A Brief History of the 12 Steps

The 12-step philosophy first emerged in the mid-1930s and became mainstream with the publishing of “Alcoholics Anonymous: The Story of How Many Thousands of Men and Women Have Recovered from Alcoholism,” aka “The Big Book,” written by Bill Wilson and Dr. Bob Smith.

According to this philosophy, addiction is something that cannot be cured (“once an addict, always an addict”), yet people can manage it and not let it overpower their lives.

Since the 1930s, the 12 steps have been adapted to create thousands of programs that address other forms of addiction besides alcoholism; some programs don’t have anything to do with substance abuse at all, such as Gamblers Anonymous.

What Is the Progression of a 12-Step Program?

To put it concisely, the 12 steps involve:

  • Admitting your powerlessness over your addiction
  • Turning your life over to a higher power
  • Taking a thorough moral inventory of yourself
  • Admitting your wrongdoings – to a higher power, yourself and others
  • Asking the higher power to remove character defects and shortcomings
  • Apologizing to and making amends with those you’ve harmed
  • After a spiritual awakening, serving and mentoring those in the early stages of this process

What Are the Benefits of the 12 Steps?

Although the results will be slightly different for everyone who goes through a 12-step program, this approach to recovery generally tends to help with:

  • Self-control
  • Honesty
  • Accountability
  • Direction and structure
  • Social interaction
  • Making amends with those harmed
  • Character building
  • Willpower
  • Overall health
  • Reducing the chance of relapse
  • Belief in higher power and the greater good
  • Spiritual, emotional and physical balance

Do I Need to Buy into Christianity’s View of God?

Although the 12 steps started out as a highly Christian-based approach to recovery, most 12-step programs today allow the belief in a “higher power” to be open to interpretation. This can be according to one’s traditional religious upbringing, or it can be a more general divine being or higher consciousness.
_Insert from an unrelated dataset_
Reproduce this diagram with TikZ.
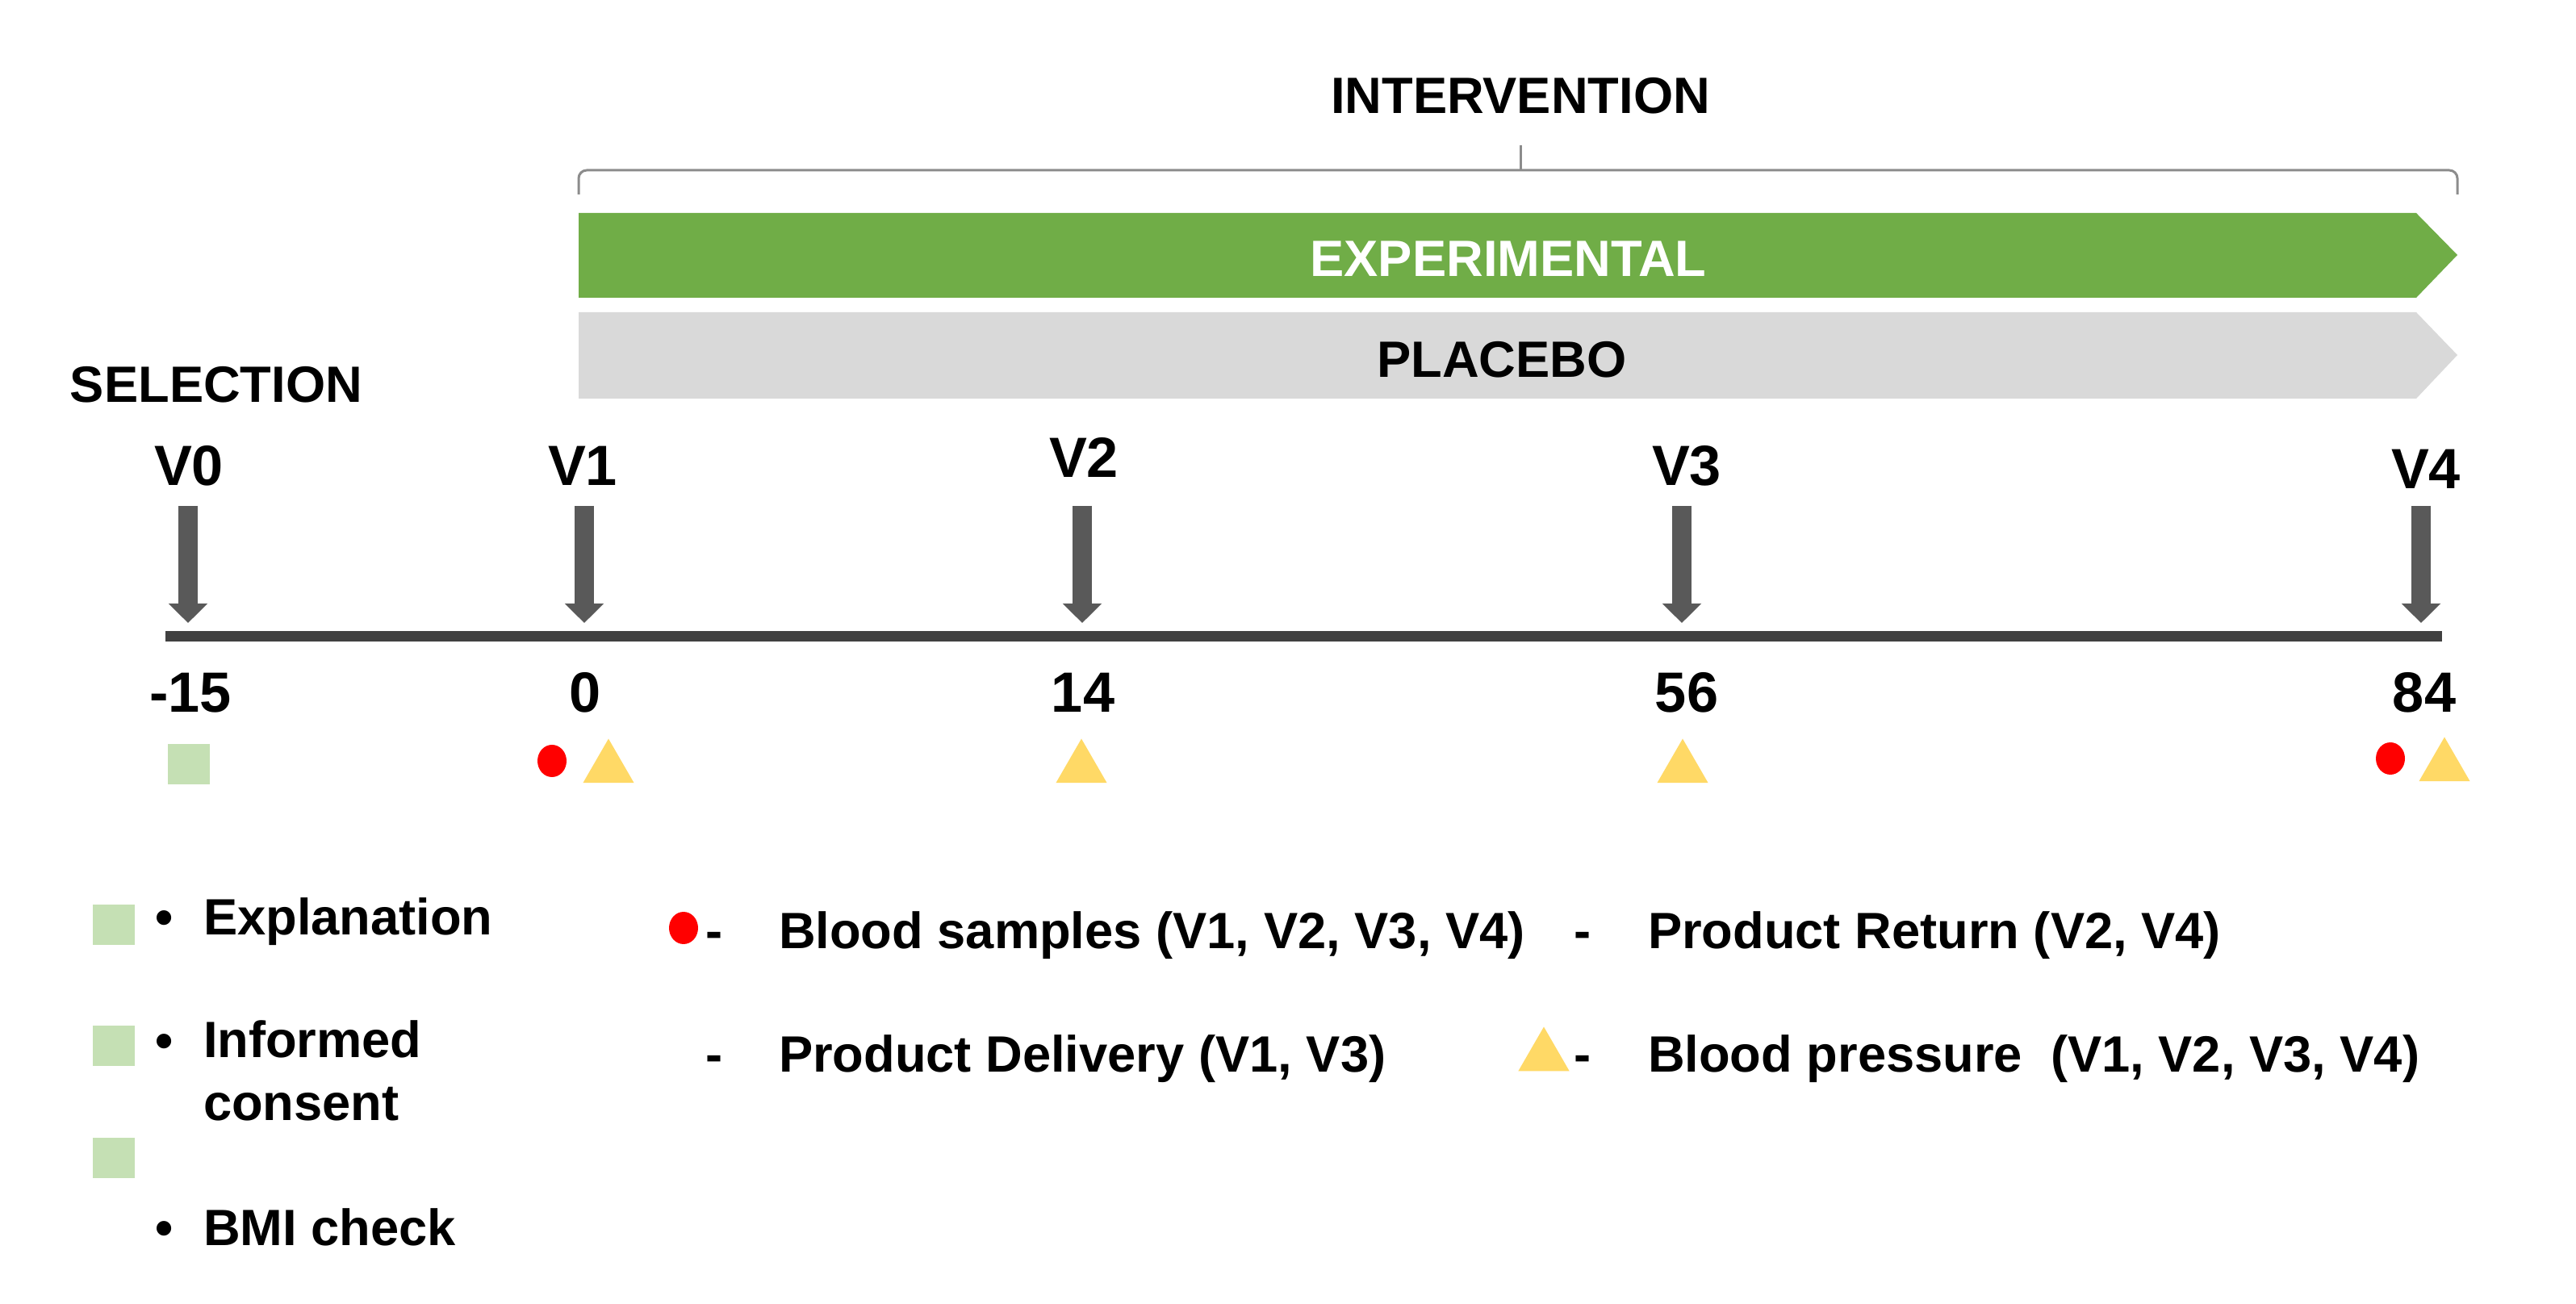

The important part is that participants develop their faith in someone or something greater than themselves as they progress through each of the steps. It’s not really possibly to get to step 12 if the person never places their trust and faith in something beyond himself or herself.

So, yes, the 12 steps are still very much a spiritual program. But, the spirituality involved has a little bit of a different meaning to each participant.